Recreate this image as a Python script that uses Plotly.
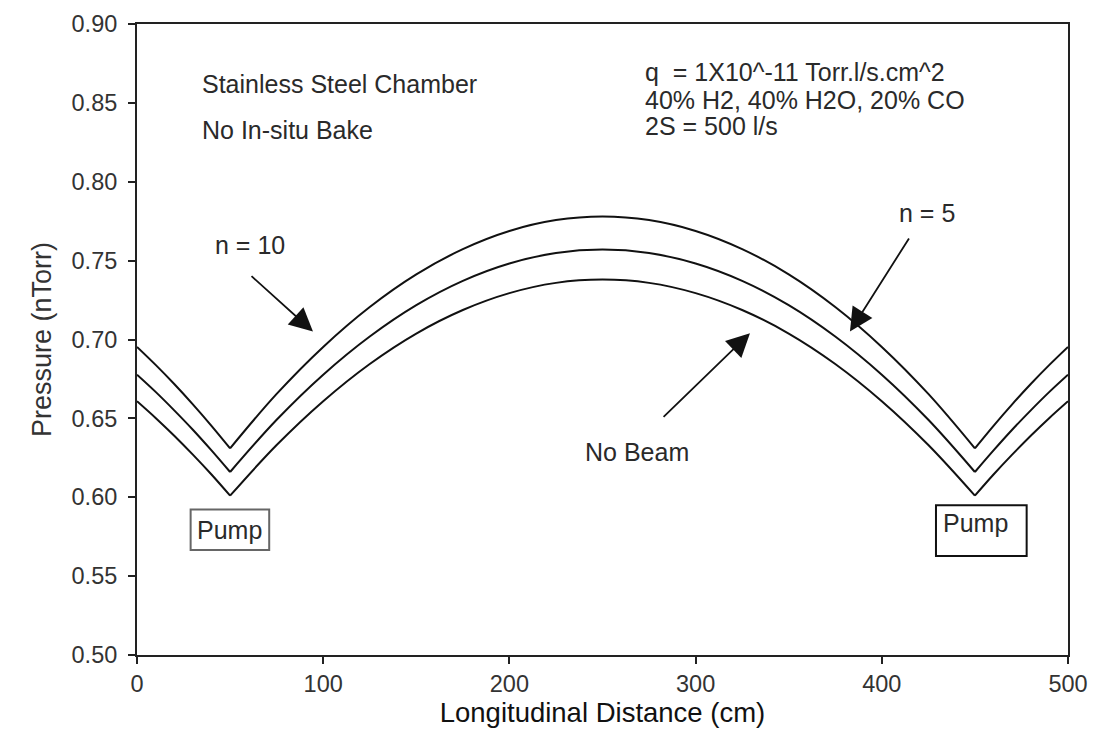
import plotly.graph_objects as go

# Longitudinal distance (cm)
x_cm = [0, 10, 20, 30, 40, 50, 75, 100, 125, 150, 175, 200, 225, 250,
        275, 300, 325, 350, 375, 400, 425, 450, 460, 470, 480, 490, 500]

# Pressure (nTorr)
p_n10 = [0.6953, 0.6839, 0.6718, 0.6589, 0.6453, 0.6310, 0.6655, 0.6953, 0.7206, 0.7413, 0.7573, 0.7688, 0.7757, 0.7780,
         0.7757, 0.7688, 0.7573, 0.7413, 0.7206, 0.6953, 0.6655, 0.6310, 0.6453, 0.6589, 0.6718, 0.6839, 0.6953]
p_n5 = [0.6777, 0.6668, 0.6551, 0.6428, 0.6297, 0.6160, 0.6491, 0.6777, 0.7019, 0.7218, 0.7372, 0.7482, 0.7548, 0.7570,
        0.7548, 0.7482, 0.7372, 0.7218, 0.7019, 0.6777, 0.6491, 0.6160, 0.6297, 0.6428, 0.6551, 0.6668, 0.6777]
p_nobeam = [0.6609, 0.6503, 0.6390, 0.6270, 0.6144, 0.6010, 0.6331, 0.6609, 0.6845, 0.7038, 0.7187, 0.7294, 0.7359, 0.7380,
            0.7359, 0.7294, 0.7187, 0.7038, 0.6845, 0.6609, 0.6331, 0.6010, 0.6144, 0.6270, 0.6390, 0.6503, 0.6609]

x_ticks = [0, 100, 200, 300, 400, 500]
y_ticks = [0.50, 0.55, 0.60, 0.65, 0.70, 0.75, 0.80, 0.85, 0.90]

FONT = "Liberation Sans, Arial, sans-serif"
TXT = "#2a2a2a"

# pump positions split each curve into arms (indices in x_cm)
i_p1 = x_cm.index(50)
i_p2 = x_cm.index(450)

fig = go.Figure()
for ys in (p_n10, p_n5, p_nobeam):
    for a, b in ((0, i_p1 + 1), (i_p1, i_p2 + 1), (i_p2, len(x_cm))):
        fig.add_trace(go.Scatter(x=x_cm[a:b], y=ys[a:b], mode="lines",
                                 line=dict(color="#111111", width=2, shape="spline", smoothing=1.0),
                                 showlegend=False, hoverinfo="skip"))

def text(x, y, s, xanchor="left", size=25):
    fig.add_annotation(x=x, y=y, xref="x", yref="y", text=s, showarrow=False,
                       xanchor=xanchor, yanchor="middle",
                       font=dict(family=FONT, size=size, color=TXT))

text(34, 0.862, "Stainless Steel Chamber")
text(34, 0.833, "No In-situ Bake")
text(272, 0.8696, "q  = 1X10^-11 Torr.l/s.cm^2")
text(272, 0.8518, "40% H2, 40% H2O, 20% CO")
text(272, 0.8353, "2S = 500 l/s")
text(60.7, 0.760, "n = 10", xanchor="center")
text(424.3, 0.780, "n = 5", xanchor="center")
text(268.5, 0.6287, "No Beam", xanchor="center")
text(49.5, 0.5790, "Pump", xanchor="center")
text(432, 0.5837, "Pump", xanchor="left")

def arrow(x0, y0, x1, y1):
    fig.add_annotation(x=x1, y=y1, ax=x0, ay=y0, xref="x", yref="y",
                       axref="x", ayref="y", text="", showarrow=True,
                       arrowhead=2, arrowsize=2.6, arrowwidth=1.8,
                       arrowcolor="#111111", standoff=0)

arrow(60.7, 0.741, 94.5, 0.705)
arrow(415.1, 0.765, 382.9, 0.705)
arrow(282.0, 0.650, 329.2, 0.704)

# Pump boxes
fig.add_shape(type="rect", xref="x", yref="y", x0=28.8, x1=71.0, y0=0.5666, y1=0.5922,
              line=dict(color="#666666", width=2))
fig.add_shape(type="rect", xref="x", yref="y", x0=429.1, x1=477.8, y0=0.5627, y1=0.5950,
              line=dict(color="#111111", width=2))

axis_common = dict(showline=True, linecolor="#222222", linewidth=2, mirror=True,
                   ticks="outside", ticklen=7, tickwidth=2, tickcolor="#222222",
                   showgrid=False, zeroline=False, automargin=False,
                   tickfont=dict(family=FONT, size=23.5, color="#333333"))

fig.update_xaxes(range=[0, 500], tickvals=x_ticks, ticktext=[str(v) for v in x_ticks],
                 title=dict(text="Longitudinal Distance (cm)", standoff=6,
                            font=dict(family=FONT, size=27.5, color="#111111")),
                 **axis_common)
fig.update_yaxes(range=[0.50, 0.90], tickvals=y_ticks, ticktext=[f"{v:.2f}" for v in y_ticks],
                 ticklabelstandoff=6,
                 title=dict(text="Pressure (nTorr)", standoff=12,
                            font=dict(family=FONT, size=27, color="#333333")),
                 **axis_common)

# page body adds an 8 px offset, so the figure is sized to fit the window
fig.update_layout(width=1102, height=722, plot_bgcolor="white", paper_bgcolor="white",
                  margin=dict(l=129, r=42, t=16, b=75))

fig.write_html("out.html")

================================

▶ [What the exercise asks]: Copy out all the data exactly; skip the pictures.

▶ [Exercise output]:
Recreate this image as a Python script that uses Plotly.
import plotly.graph_objects as go

# Longitudinal distance (cm)
x_cm = [0, 10, 20, 30, 40, 50, 75, 100, 125, 150, 175, 200, 225, 250,
        275, 300, 325, 350, 375, 400, 425, 450, 460, 470, 480, 490, 500]

# Pressure (nTorr)
p_n10 = [0.6953, 0.6839, 0.6718, 0.6589, 0.6453, 0.6310, 0.6655, 0.6953, 0.7206, 0.7413, 0.7573, 0.7688, 0.7757, 0.7780,
         0.7757, 0.7688, 0.7573, 0.7413, 0.7206, 0.6953, 0.6655, 0.6310, 0.6453, 0.6589, 0.6718, 0.6839, 0.6953]
p_n5 = [0.6777, 0.6668, 0.6551, 0.6428, 0.6297, 0.6160, 0.6491, 0.6777, 0.7019, 0.7218, 0.7372, 0.7482, 0.7548, 0.7570,
        0.7548, 0.7482, 0.7372, 0.7218, 0.7019, 0.6777, 0.6491, 0.6160, 0.6297, 0.6428, 0.6551, 0.6668, 0.6777]
p_nobeam = [0.6609, 0.6503, 0.6390, 0.6270, 0.6144, 0.6010, 0.6331, 0.6609, 0.6845, 0.7038, 0.7187, 0.7294, 0.7359, 0.7380,
            0.7359, 0.7294, 0.7187, 0.7038, 0.6845, 0.6609, 0.6331, 0.6010, 0.6144, 0.6270, 0.6390, 0.6503, 0.6609]

x_ticks = [0, 100, 200, 300, 400, 500]
y_ticks = [0.50, 0.55, 0.60, 0.65, 0.70, 0.75, 0.80, 0.85, 0.90]

FONT = "Liberation Sans, Arial, sans-serif"
TXT = "#2a2a2a"

# pump positions split each curve into arms (indices in x_cm)
i_p1 = x_cm.index(50)
i_p2 = x_cm.index(450)

fig = go.Figure()
for ys in (p_n10, p_n5, p_nobeam):
    for a, b in ((0, i_p1 + 1), (i_p1, i_p2 + 1), (i_p2, len(x_cm))):
        fig.add_trace(go.Scatter(x=x_cm[a:b], y=ys[a:b], mode="lines",
                                 line=dict(color="#111111", width=2, shape="spline", smoothing=1.0),
                                 showlegend=False, hoverinfo="skip"))

def text(x, y, s, xanchor="left", size=25):
    fig.add_annotation(x=x, y=y, xref="x", yref="y", text=s, showarrow=False,
                       xanchor=xanchor, yanchor="middle",
                       font=dict(family=FONT, size=size, color=TXT))

text(34, 0.862, "Stainless Steel Chamber")
text(34, 0.833, "No In-situ Bake")
text(272, 0.8696, "q  = 1X10^-11 Torr.l/s.cm^2")
text(272, 0.8518, "40% H2, 40% H2O, 20% CO")
text(272, 0.8353, "2S = 500 l/s")
text(60.7, 0.760, "n = 10", xanchor="center")
text(424.3, 0.780, "n = 5", xanchor="center")
text(268.5, 0.6287, "No Beam", xanchor="center")
text(49.5, 0.5790, "Pump", xanchor="center")
text(432, 0.5837, "Pump", xanchor="left")

def arrow(x0, y0, x1, y1):
    fig.add_annotation(x=x1, y=y1, ax=x0, ay=y0, xref="x", yref="y",
                       axref="x", ayref="y", text="", showarrow=True,
                       arrowhead=2, arrowsize=2.6, arrowwidth=1.8,
                       arrowcolor="#111111", standoff=0)

arrow(60.7, 0.741, 94.5, 0.705)
arrow(415.1, 0.765, 382.9, 0.705)
arrow(282.0, 0.650, 329.2, 0.704)

# Pump boxes
fig.add_shape(type="rect", xref="x", yref="y", x0=28.8, x1=71.0, y0=0.5666, y1=0.5922,
              line=dict(color="#666666", width=2))
fig.add_shape(type="rect", xref="x", yref="y", x0=429.1, x1=477.8, y0=0.5627, y1=0.5950,
              line=dict(color="#111111", width=2))

axis_common = dict(showline=True, linecolor="#222222", linewidth=2, mirror=True,
                   ticks="outside", ticklen=7, tickwidth=2, tickcolor="#222222",
                   showgrid=False, zeroline=False, automargin=False,
                   tickfont=dict(family=FONT, size=23.5, color="#333333"))

fig.update_xaxes(range=[0, 500], tickvals=x_ticks, ticktext=[str(v) for v in x_ticks],
                 title=dict(text="Longitudinal Distance (cm)", standoff=6,
                            font=dict(family=FONT, size=27.5, color="#111111")),
                 **axis_common)
fig.update_yaxes(range=[0.50, 0.90], tickvals=y_ticks, ticktext=[f"{v:.2f}" for v in y_ticks],
                 ticklabelstandoff=6,
                 title=dict(text="Pressure (nTorr)", standoff=12,
                            font=dict(family=FONT, size=27, color="#333333")),
                 **axis_common)

# page body adds an 8 px offset, so the figure is sized to fit the window
fig.update_layout(width=1102, height=722, plot_bgcolor="white", paper_bgcolor="white",
                  margin=dict(l=129, r=42, t=16, b=75))

fig.write_html("out.html")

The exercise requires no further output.